De snelheid waarmee een aardbevingsgolf reist is temperatuur- en drukafhankelijk. Wanneer een golf door relatief warm gesteente reist gaat deze langzamer dan wanneer een golf door relatief koud gesteente reist. Met behulp van deze kleine snelheidsverschillen kunnen fijne structuren gevonden worden zoals subducerende platen en hotspots. Daarnaast reizen golven sneller door gesteentes die onder hogere druk staan, omdat golven sneller reizen door gesteenten met een hogere dichtheid.

Seismische tomografie

Seismische tomografie is vergelijkbaar met een CT-scan. In plaats van röntgenstraling worden de aardbevingsstralen gebruikt. Er wordt bij tomografie uitgegaan van een achtergrondmodel. Op basis van dit model worden afwijkingen berekend en afgebeeld. Het achtergrondmodel wat voor de aarde veel gebruikt wordt is een model waarbij snelheid toeneemt met diepte. Dit is een logisch achtergrondmodel want golven reizen sneller op diepte door de toenemende druk.

    Afbeelding 1. Een subducerende plaat (1a) en een hotspot (1b) tomografisch weergegeven.
    Bijgevoegd een schematisch model ter vergelijking.
    Afbeelding 1 is gemaakt met behulp van afbeeldingen uit twee papers van Wim Spakman.

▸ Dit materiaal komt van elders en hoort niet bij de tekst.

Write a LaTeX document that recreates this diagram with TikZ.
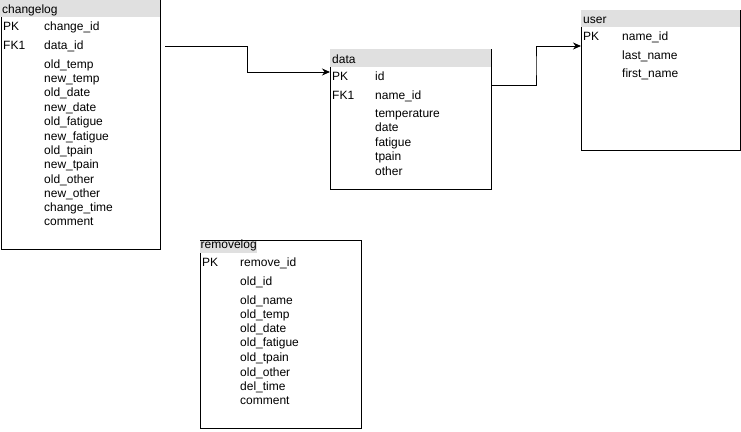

    Wanneer een aardbeving plaatsvindt wordt een verwachte aankomsttijd berekend aan de hand van dit achtergrondmodel. Wanneer de aardbeving op een ander moment aankomt dan de verwachte aankomsttijd dan weet je dat het model niet klopt. Het verschil in aankomsttijd wordt dan gegeven door een heel kleine afwijking over de hele afstand die de golf heeft afgelegd, of een heel grote afwijking van het model over kortere afstand. Door meerdere aardbevingsgolven te bekijken kun je steeds preciezer zeggen waar de afwijkingen zitten en hoe groot de afwijkingen zijn.

    Deze afwijkingen worden uiteindelijk weergegeven in de tomografische afbeeldingen. Met behulp van deze afbeeldingen kan er dan aan de slag gegaan worden om de geschiedenis van de aarde te achterhalen. Met behulp van deze geschiedenis kunnen we processen die nu spelen beter gaan begrijpen.

    Doordat de drukafhankelijkheid al is opgenomen in het achtergrondmodel komen alle afwijkingen door verschillen in temperatuur. Dit komt goed uit want de temperatuur van een gesteente zegt veel over zijn afkomst. Subducerende platen zijn koel, ze hebben immers miljoenen jaren aan het oppervlak de tijd gehad om af te koelen. In afbeelding 1 kun je duidelijk zien dat er een plaat dieper de aarde in zakt. Ook hotspots zijn te herkennen, dit zijn, zoals de naam als suggereert, warme structuren die volgens recent onderzoek hun oorsprong vinden op de kern-mantel grens.

      Afbeelding 2. P-wave shadow zones.